[Source code of charts]
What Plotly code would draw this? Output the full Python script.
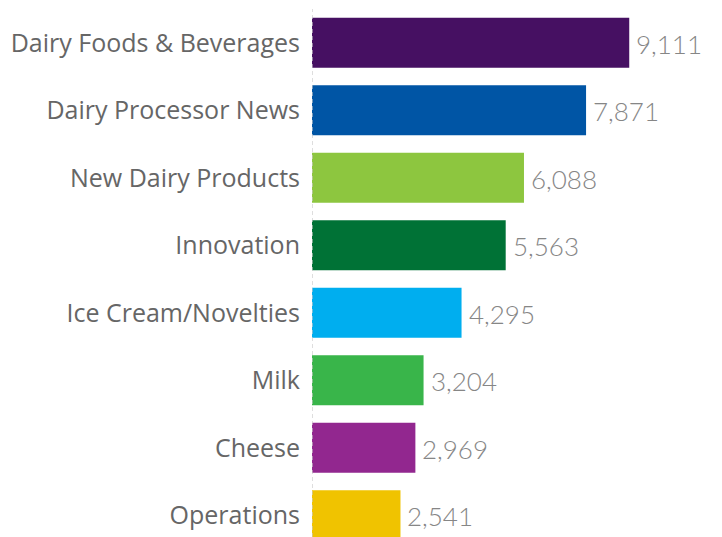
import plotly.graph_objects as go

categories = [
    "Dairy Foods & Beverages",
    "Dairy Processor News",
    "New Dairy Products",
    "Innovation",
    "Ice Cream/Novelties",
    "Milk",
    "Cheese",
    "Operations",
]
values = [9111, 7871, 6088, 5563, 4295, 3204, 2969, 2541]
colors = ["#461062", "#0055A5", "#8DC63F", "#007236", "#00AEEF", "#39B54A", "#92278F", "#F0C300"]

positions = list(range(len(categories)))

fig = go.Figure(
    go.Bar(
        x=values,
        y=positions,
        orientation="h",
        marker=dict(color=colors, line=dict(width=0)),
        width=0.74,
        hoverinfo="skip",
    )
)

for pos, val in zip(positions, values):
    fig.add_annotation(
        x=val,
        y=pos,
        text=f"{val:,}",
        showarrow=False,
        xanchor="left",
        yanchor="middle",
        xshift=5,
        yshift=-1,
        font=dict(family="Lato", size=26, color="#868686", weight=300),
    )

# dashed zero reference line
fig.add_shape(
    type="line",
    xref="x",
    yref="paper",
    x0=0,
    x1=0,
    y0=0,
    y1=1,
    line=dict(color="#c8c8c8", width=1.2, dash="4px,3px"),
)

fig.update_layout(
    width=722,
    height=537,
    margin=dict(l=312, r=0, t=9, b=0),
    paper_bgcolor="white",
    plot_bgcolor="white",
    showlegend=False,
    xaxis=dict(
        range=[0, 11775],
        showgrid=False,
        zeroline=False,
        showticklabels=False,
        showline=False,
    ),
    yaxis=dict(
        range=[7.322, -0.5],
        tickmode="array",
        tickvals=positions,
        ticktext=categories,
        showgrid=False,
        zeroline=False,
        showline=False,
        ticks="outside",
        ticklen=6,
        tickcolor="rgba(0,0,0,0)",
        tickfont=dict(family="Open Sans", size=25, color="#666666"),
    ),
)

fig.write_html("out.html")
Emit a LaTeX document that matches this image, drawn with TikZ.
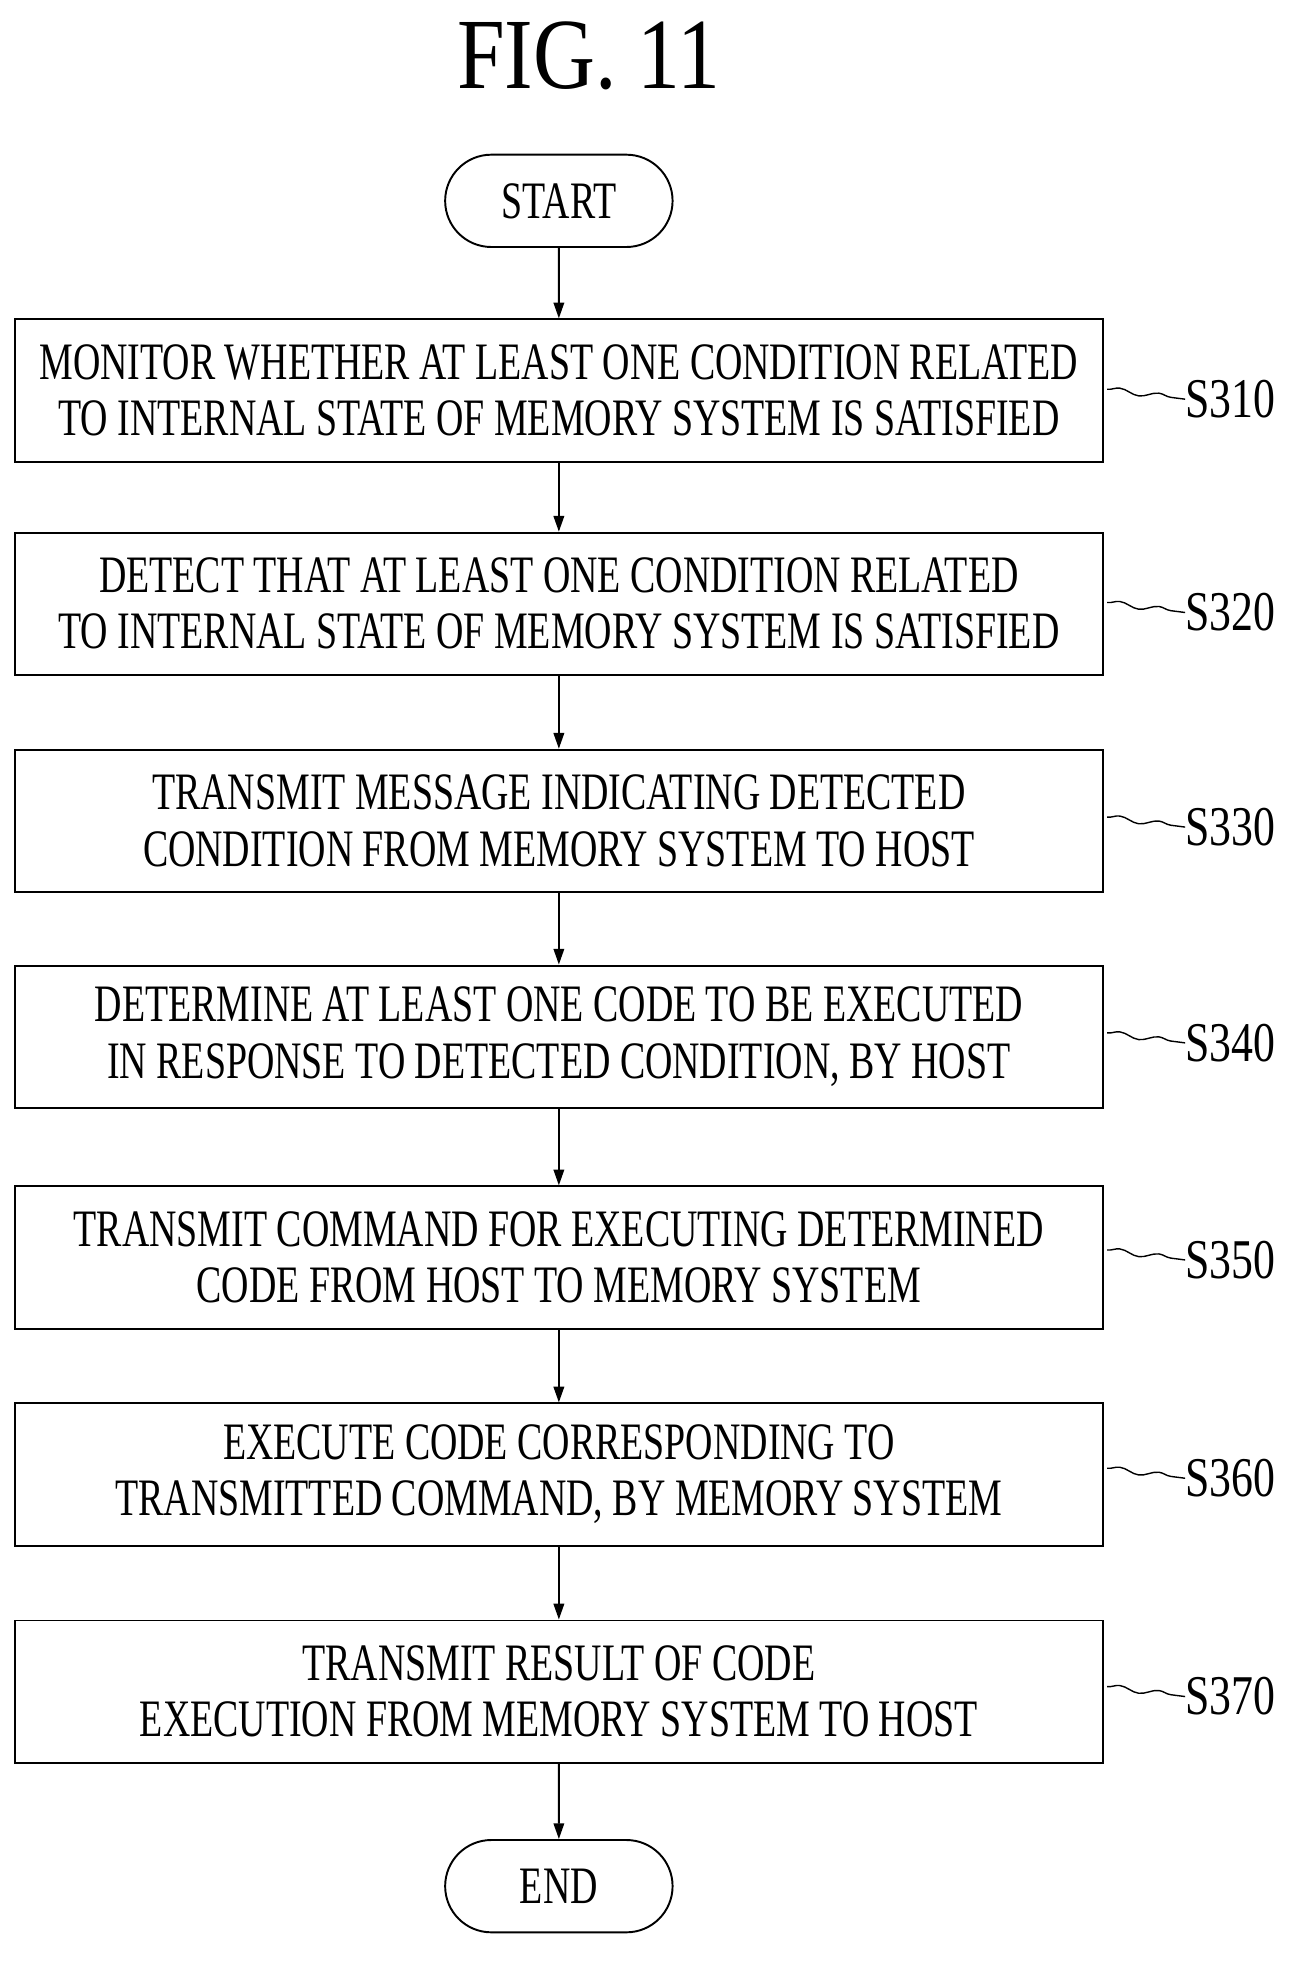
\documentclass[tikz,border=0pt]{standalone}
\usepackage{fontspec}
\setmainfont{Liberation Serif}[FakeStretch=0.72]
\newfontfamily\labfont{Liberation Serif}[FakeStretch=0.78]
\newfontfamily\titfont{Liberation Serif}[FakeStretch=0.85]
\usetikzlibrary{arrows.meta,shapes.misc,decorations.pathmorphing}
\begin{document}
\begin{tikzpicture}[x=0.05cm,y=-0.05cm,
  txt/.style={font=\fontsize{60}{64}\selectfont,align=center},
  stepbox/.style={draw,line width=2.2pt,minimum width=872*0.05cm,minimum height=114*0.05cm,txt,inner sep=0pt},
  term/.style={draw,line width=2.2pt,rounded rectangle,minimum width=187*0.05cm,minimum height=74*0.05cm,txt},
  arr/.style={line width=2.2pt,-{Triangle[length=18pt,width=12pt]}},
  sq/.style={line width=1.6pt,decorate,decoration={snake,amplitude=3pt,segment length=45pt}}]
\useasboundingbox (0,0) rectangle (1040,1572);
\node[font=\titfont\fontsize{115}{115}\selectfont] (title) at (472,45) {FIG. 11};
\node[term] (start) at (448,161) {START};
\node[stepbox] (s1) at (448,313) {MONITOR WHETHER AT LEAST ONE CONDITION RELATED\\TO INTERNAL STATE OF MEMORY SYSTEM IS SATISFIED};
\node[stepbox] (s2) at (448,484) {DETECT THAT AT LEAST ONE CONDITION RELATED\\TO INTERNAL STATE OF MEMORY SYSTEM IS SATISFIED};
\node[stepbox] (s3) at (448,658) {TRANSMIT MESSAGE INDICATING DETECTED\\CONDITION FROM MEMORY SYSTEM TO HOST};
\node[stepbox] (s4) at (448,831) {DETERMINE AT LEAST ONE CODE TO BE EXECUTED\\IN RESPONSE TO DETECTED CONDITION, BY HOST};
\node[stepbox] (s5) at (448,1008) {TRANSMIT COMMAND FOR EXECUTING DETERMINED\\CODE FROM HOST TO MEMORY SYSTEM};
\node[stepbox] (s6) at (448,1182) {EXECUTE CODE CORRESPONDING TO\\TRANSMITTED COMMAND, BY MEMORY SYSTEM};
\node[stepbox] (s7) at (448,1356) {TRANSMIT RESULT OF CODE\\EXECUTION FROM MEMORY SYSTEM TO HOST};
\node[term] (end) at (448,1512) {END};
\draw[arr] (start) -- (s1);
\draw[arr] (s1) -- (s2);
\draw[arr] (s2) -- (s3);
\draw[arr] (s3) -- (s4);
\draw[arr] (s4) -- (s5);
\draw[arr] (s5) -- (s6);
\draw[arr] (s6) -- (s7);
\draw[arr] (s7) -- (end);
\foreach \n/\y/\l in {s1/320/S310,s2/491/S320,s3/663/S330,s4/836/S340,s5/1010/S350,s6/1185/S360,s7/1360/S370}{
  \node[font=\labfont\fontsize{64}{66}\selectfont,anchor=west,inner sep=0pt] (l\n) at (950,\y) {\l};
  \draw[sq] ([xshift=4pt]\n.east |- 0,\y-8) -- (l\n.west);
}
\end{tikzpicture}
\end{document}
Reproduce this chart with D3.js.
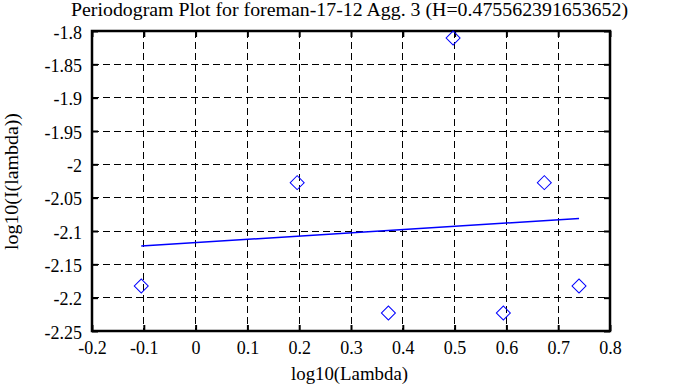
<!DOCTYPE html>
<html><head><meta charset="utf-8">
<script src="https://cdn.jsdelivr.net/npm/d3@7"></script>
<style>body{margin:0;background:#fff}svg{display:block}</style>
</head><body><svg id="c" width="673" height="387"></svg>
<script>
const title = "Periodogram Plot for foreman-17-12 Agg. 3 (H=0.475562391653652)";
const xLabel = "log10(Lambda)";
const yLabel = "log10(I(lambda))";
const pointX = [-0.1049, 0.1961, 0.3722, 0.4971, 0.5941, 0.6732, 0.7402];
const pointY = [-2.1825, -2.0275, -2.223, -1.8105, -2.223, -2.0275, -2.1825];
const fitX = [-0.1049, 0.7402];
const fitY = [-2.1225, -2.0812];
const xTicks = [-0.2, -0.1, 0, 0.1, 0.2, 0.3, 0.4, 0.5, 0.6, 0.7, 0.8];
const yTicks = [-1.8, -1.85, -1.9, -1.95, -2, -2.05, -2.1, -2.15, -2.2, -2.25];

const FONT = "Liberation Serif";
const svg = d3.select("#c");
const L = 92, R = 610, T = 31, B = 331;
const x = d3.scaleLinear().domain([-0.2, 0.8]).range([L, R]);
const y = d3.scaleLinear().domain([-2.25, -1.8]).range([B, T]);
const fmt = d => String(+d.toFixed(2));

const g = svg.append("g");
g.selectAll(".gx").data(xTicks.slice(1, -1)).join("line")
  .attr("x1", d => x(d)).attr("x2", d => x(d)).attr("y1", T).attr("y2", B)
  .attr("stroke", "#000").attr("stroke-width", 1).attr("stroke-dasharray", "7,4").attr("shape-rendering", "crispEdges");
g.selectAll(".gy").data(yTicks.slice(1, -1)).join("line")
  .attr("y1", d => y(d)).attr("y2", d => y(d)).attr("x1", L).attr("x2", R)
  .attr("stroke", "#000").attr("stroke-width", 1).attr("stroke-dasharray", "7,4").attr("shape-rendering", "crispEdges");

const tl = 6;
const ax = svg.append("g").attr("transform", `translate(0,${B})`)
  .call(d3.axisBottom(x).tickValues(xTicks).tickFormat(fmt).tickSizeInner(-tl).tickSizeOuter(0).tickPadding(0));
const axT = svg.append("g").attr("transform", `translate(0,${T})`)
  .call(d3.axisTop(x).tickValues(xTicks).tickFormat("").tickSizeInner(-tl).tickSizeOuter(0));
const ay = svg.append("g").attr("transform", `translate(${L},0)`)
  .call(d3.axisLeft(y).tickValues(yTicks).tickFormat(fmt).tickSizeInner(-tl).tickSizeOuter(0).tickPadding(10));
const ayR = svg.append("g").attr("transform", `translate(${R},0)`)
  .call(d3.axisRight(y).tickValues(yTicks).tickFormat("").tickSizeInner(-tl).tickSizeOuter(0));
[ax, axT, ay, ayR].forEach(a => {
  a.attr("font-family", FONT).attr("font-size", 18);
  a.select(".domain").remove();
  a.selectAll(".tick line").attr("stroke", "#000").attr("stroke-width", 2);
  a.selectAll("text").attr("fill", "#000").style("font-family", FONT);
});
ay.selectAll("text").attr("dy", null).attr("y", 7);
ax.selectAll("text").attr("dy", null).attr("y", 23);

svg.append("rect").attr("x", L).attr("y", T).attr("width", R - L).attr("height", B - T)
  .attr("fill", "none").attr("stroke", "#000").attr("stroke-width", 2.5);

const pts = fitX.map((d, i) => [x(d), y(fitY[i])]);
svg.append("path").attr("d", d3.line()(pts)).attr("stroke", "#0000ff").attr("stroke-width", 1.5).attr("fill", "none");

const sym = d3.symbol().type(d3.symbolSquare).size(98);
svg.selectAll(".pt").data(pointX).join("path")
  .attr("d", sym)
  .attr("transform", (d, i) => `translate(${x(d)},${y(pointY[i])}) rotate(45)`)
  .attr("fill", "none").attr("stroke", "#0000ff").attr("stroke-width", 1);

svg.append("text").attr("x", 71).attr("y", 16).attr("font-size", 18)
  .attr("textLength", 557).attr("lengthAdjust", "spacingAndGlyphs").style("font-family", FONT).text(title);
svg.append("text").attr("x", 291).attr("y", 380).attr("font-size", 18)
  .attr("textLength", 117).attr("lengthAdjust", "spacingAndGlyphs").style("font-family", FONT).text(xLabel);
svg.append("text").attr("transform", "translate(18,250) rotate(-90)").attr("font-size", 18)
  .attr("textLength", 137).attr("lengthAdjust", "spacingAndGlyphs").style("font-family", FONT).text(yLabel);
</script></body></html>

▸ **PROBLEM TO SOLVE**: Count the lines that hold the string "this", and reply with that number alone.

▸ **THE RESPONSE**: 3